Vicente Molina Foix
Tres semanas antes de que lo ganase, pasé cuatro horas con Mario Vargas Llosa en Madrid sin hablar en ningún momento del Nobel. Conozco al escritor peruano y a su mujer Patricia Llosa desde hace quizá treinta años, sin poder jactarme de ser un amigo íntimo de la pareja. Hemos coincidido a lo largo del tiempo en numerosos actos literarios y cinematográficos, recordando yo en particular unas jornadas sobre Cine y Literatura organizadas por Ricardo Muñoz Suay en el marco del festival de cine de San Sebastián, cuando era su director Luis Gasca; qué diferencia, por cierto, y qué decadencia entre aquellos festivales donostiarras y los últimos. A Mario, fiel cinéfilo y aventurero también en la realización cinematográfica, le había gustado menos que a mí la película ‘Querelle’, proyectada fuera de concurso, pero estuvimos de acuerdo en la impronta de Jean Cocteau que esa película y otras de Fassbinder revelan.
También las amistades comunes nos han mantenido en sintonía, a veces agitada por las polémicas; una a causa de mi querido Azorín, al que el autor de ‘La casa verde’ le negaba en su discurso de entrada en la Academia valores de novelista que yo sí le veo, y la otra, cruzada públicamente en cuatro artículos en las páginas de opinión de El País, sobre el siempre vidrioso asunto de las ayudas al cine y la necesidad o no de una cultura sufragada en parte por el estado. En este caso, la discrepancia era, me parece, más política que estética, y los belicosos argumentos por ambas partes no impidieron que, al siguiente encuentro fortuito, la cordialidad y generosa disposición de Vargas Llosa siguiera intacta.
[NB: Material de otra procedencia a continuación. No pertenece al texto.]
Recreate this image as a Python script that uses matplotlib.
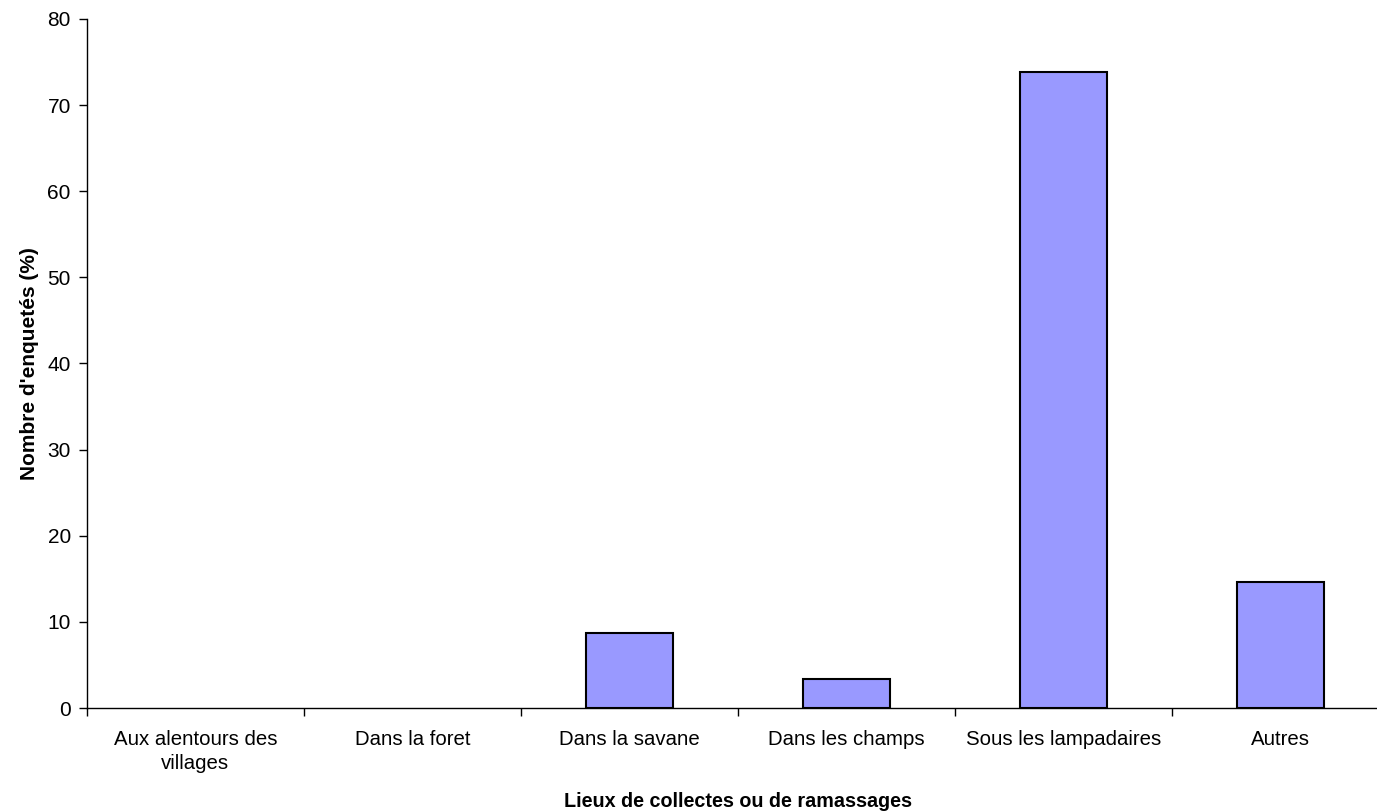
import numpy as np
import matplotlib
matplotlib.use("Agg")
import matplotlib.pyplot as plt
from matplotlib.ticker import FixedLocator

plt.rcParams['font.family'] = ['Liberation Sans', 'DejaVu Sans']

# Lieux de collecte et part des enquêtés (%)
lieux = ["Aux alentours des\nvillages", "Dans la foret", "Dans la savane",
         "Dans les champs", "Sous les lampadaires", "Autres"]
pourcentages = [0.0, 0.0, 8.7, 3.4, 73.8, 14.6]
y_ticks = [0, 10, 20, 30, 40, 50, 60, 70, 80]

fig = plt.figure(figsize=(13.77, 8.11), dpi=100)
# l'axe déborde un peu à droite, comme dans l'export d'origine
ax = fig.add_axes([0.063, 0.127, 0.9457, 0.8496])

x = np.arange(len(lieux))
largeurs_trait = [0 if v == 0 else 1.5 for v in pourcentages]
ax.bar(x, pourcentages, width=0.4, color="#9999ff", edgecolor="black",
       linewidth=largeurs_trait, zorder=3)

ax.set_xlim(-0.5, len(lieux) - 0.5)
ax.set_ylim(0, 80)
ax.set_yticks(y_ticks)

# étiquettes centrées, graduations aux limites des catégories
ax.set_xticks(x)
ax.set_xticklabels(lieux, fontsize=14.7, linespacing=1.3)
ax.xaxis.set_minor_locator(FixedLocator(np.arange(-0.5, len(lieux), 1.0)))
ax.tick_params(axis="x", which="major", length=0, pad=16)
ax.tick_params(axis="x", which="minor", length=6, width=1, direction="out")
ax.tick_params(axis="y", length=6, width=1, labelsize=15, pad=5.5)

for s in ["top", "right"]:
    ax.spines[s].set_visible(False)
for s in ["left", "bottom"]:
    ax.spines[s].set_linewidth(1)
    ax.spines[s].set_color("black")

ax.set_xlabel("Lieux de collectes ou de ramassages", fontsize=14.2,
              fontweight="bold", labelpad=14)
ax.set_ylabel("Nombre d'enquetés (%)", fontsize=15, fontweight="bold",
              labelpad=6)

fig.savefig("out.png", dpi=100)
De esas horas que pasé con el matrimonio en su casa de Madrid, continuadas después en un ‘tête-à-tête’ con Mario en un cercano restaurante, resalto una anécdota. La conversación, distendida, extensa y en privado -con las libertades de opinión que eso permite y las cláusulas que eso impone-, fue para mí muy grata y enriquecedora, destacando en sus palabras su seria curiosidad sobre tantas y tan diversas cosas, su prodigiosa memoria de libros y personas y situaciones, su interés por mantener diálogos y no largar monólogos (que uno escucharía gustoso sin embargo). Hablamos de Roger Casement, ese personaje real que el escritor ha tomado como protagonista de su nueva novela ‘El sueño del celta’, y que me ha fascinado desde que, viviendo yo en Inglaterra en los años 1970, su figura controvertida en lo político, lo heroico y lo sexual empezó a ser revelada. Hace dos años, cuando ‘El sueño de celta’ estaba en su primera fase de escritura, le mandé desde el cementerio de Glasnevin, en Dublín, una foto tomada allí mismo de la gran lápida inscrita que cubre la tumba de Casement. Por la noche, cenando con otros escritores, el novelista irlandés Colm Tóibín oyó con interés no exento de envidia la noticia de esa ‘work-in-progress’ de Vargas Llosa. "Qué buen tema, y qué lástima que a ninguno de nosotros se nos haya ocurrido", dijo Tóibín.
La ocurrencia, la inteligencia y la resistencia de Mario. Estábamos en la puerta de su casa madrileña y teníamos que despedirnos; salían al día siguiente temprano con destino a Nueva York, donde le llegaría, exactamente tres jueves después, la llamada sueca. Aún tenía que meter en la maleta libros y papeles necesarios para sus cursos de Princetown. "No vas a dormir apenas", le dije inquieto, con la dependencia que tengo respecto al sueño. "Estoy acostumbrado. Desde niño duermo sólo cuatro horas; no necesito más". Otra formidable forma de resistencia de Vargas Llosa.
Después de oírle hablar ayer en la presentación madrileña de ‘El sueño del celta’, a la resistencia de Mario hay que añadir su ‘resiliencia’, si se me permite el brutal anglicismo a partir de la palabra ‘resilience’, que denota la fortaleza moral. El flamante y merecido premio Nobel dijo en su diálogo público con Iñaki Gabilondo que todos los laureles y las obligaciones y las alegrías del premio los dejará de lado cuando vuelva a enfrentarse -y está deseando hacerlo cuanto antes- a las incertidumbres gozosas que a cualquier escritor, por grande que sea, le produce siempre la página en blanco de un nuevo libro.